The Federal Reserve's Senior Loan Officer Opinion Survey shows ABL terms generally tighten less than cash-flow terms during stress periods, and recover faster (Federal Reserve). This is a structural feature of how the product is sized, not a discretionary credit decision.
How is an ABL facility structured?
A typical ABL facility documents three core elements: the credit agreement (defining the facility, advance rates, eligibility, covenants), the security agreement (perfecting the lien on each asset class), and the operating agreement with the lender's collateral monitoring team. SEC filings of public-company ABL credit agreements give the standard market template (SEC EDGAR).
The closing-to-funding workflow:
- Field exam. Before closing, the lender hires a third-party field examiner to verify receivable aging, inventory existence and condition, and the borrower's accounting controls. The exam costs $30,000 to $80,000 and takes 3 to 6 weeks.
- Appraisal. Inventory NOLV appraisal (and equipment NOLV if equipment is in the borrowing base). Independent appraisers from firms like Hilco, Tiger Capital, or Gordon Brothers.
- Credit agreement negotiation. Sizing the advance rates, defining eligibility, setting the unused-line fee, the spring-test threshold, and the covenant package. Typically 30 to 60 days from term sheet to closing.
- Security perfection. UCC-1 filings on receivables and inventory (state-by-state for companies with multi-state operations), control agreements on lockbox accounts, mortgages on any included real estate, equipment titles where applicable.
- Funding. First borrowing-base certificate establishes initial availability; the borrower draws against it.
The ongoing operating cycle: weekly or monthly borrowing-base report, daily lockbox sweep of receivable collections, quarterly collateral exam, annual NOLV appraisal refresh.
What's a "lockbox" in ABL?
A lockbox is a bank account in the lender's name (or the borrower's name with the lender having sole control) where customer payments are deposited. The lender sweeps the lockbox daily to pay down the borrower's outstanding ABL balance, then the borrower re-borrows as needed for operations. This control mechanism is what gives the ABL lender confidence that receivable collections actually reduce the loan rather than fund other uses.
A "springing lockbox" sits dormant until availability drops below a threshold, at which point the lender activates daily sweep and tighter controls. This is the mid-market market standard; full lockbox from day one is more common for distressed or higher-risk credits.
What are the risks of asset-based lending?
The two most cited risks for ABL borrowers are reporting burden and dilution risk on receivables; the two most cited risks for lenders are inventory obsolescence and concentration in single industries. Both sets of risks are well-understood and priced into the product, but they are real.
For borrowers:
- Reporting load. Weekly or monthly borrowing-base certificates require accurate, current sub-ledgers. A company without good accounting infrastructure can fail to deliver clean reports and find its facility frozen.
- Dilution. When customers dispute, return, or short-pay invoices, the lender deducts the dilution from eligible receivables. High-dilution industries (consumer goods, software with refunds) get tighter advance rates.

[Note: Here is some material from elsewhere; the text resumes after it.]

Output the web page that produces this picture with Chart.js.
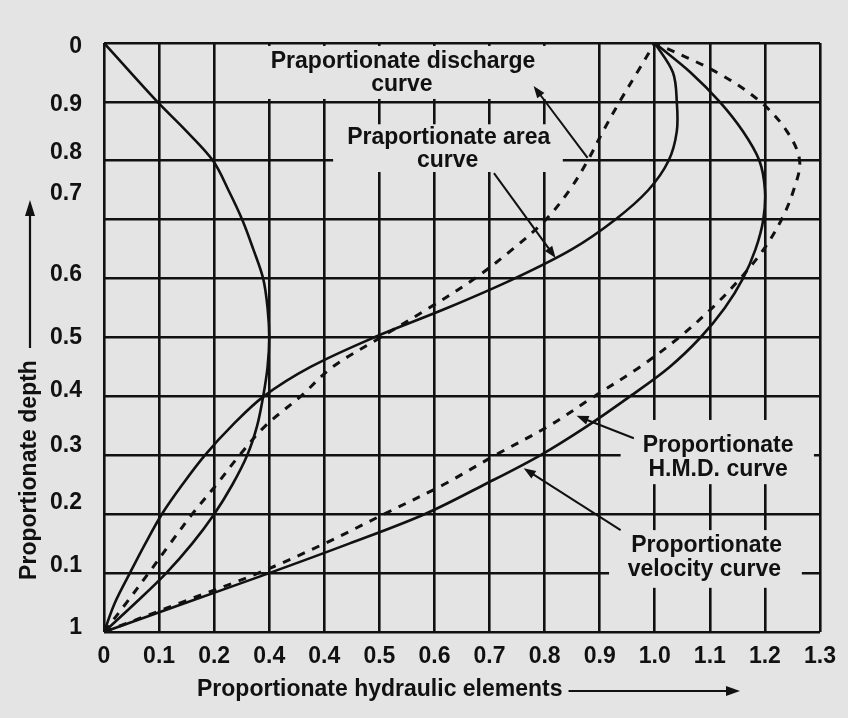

- Lockbox cash management. The borrower no longer has direct access to receivable collections; cash flows through the lender's account first. Treasury operations need to be designed around this.
- Field exam costs. The lender's annual field exam (typically $20,000 to $60,000) is a cost the borrower pays.
For lenders, the OCC's ABL handbook flags inventory obsolescence and customer concentration as the two largest historical loss drivers in ABL portfolios, alongside fraud (false invoices, double-pledged inventory). The product's structural strength is collateral-based recovery, but recovery only works if the collateral is real and unencumbered.